The National Anthem protests and President Trump’s response also resulted in boycotts by NFL fans. When Colin Kaepernick and other members of the San Francisco 49ers began kneeling for the National Anthem before games, President Trump argued team owners should fire the protesters. Additionally, NFL Commissioner Goodell imposed a rule forcing players to stand for the National Anthem. Many fans were infuriated on this denial of freedom of peaceful demonstrations. On the other hand, some fans boycotted games because they disagreed with the protests. A Seton Hall Sports Poll conducted by the Sharkey Institute, found that of fans who reported that they were watching fewer games, 52 percent said that it was because of the protests and six percent said that it was because of the NFL’s prevention of the protests. The buzz around the protests created a confluent formula causing the drastic decreases in NFL viewership and ratings over the past few years.

The NFL can solve their viewership issues with players and management working together to protect the league and prevent off-the-field issues.

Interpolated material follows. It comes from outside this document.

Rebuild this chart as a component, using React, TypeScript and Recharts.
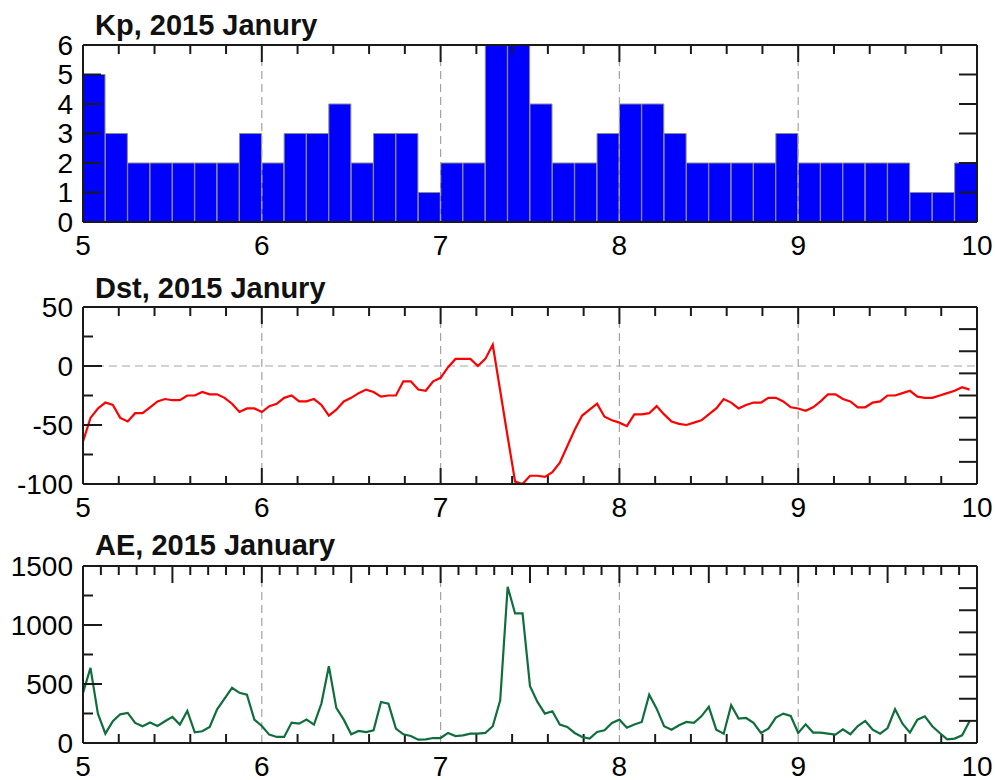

After the Lockout prior to the 2011 season, players and management have been on poor terms. The NFL cannot effectively monitor players’ off-the-field behavior and does not need to frequently broadcast off-the-field issues. Constant publicity and NFL media posts in the past few years about issues including deflate-gate, the National Anthem Protests and the criminal activity of popular players such as Ezekiel Elliott make the NFL much less appealing for fans to follow. More frequent meetings between league management and players that establish that everyone is working towards a common goal will help reestablish trust within the sport. If on-the-field antics and off-the-field issues decrease because of this change, the decline in ratings of NFL programs may slow.

The NFL must look to the sources of the issues that have caused the continuous decline in viewership over the past few years. Since getting league management and players back on the same page is of utmost importance, one strategy could be that players accept greater repercussions for off-the-field issues. While fines are in place to prevent in-game antics, a similar institution should be in place for off-the-field activity, ensuring players hold themselves to higher standards away from the sport in the same vein.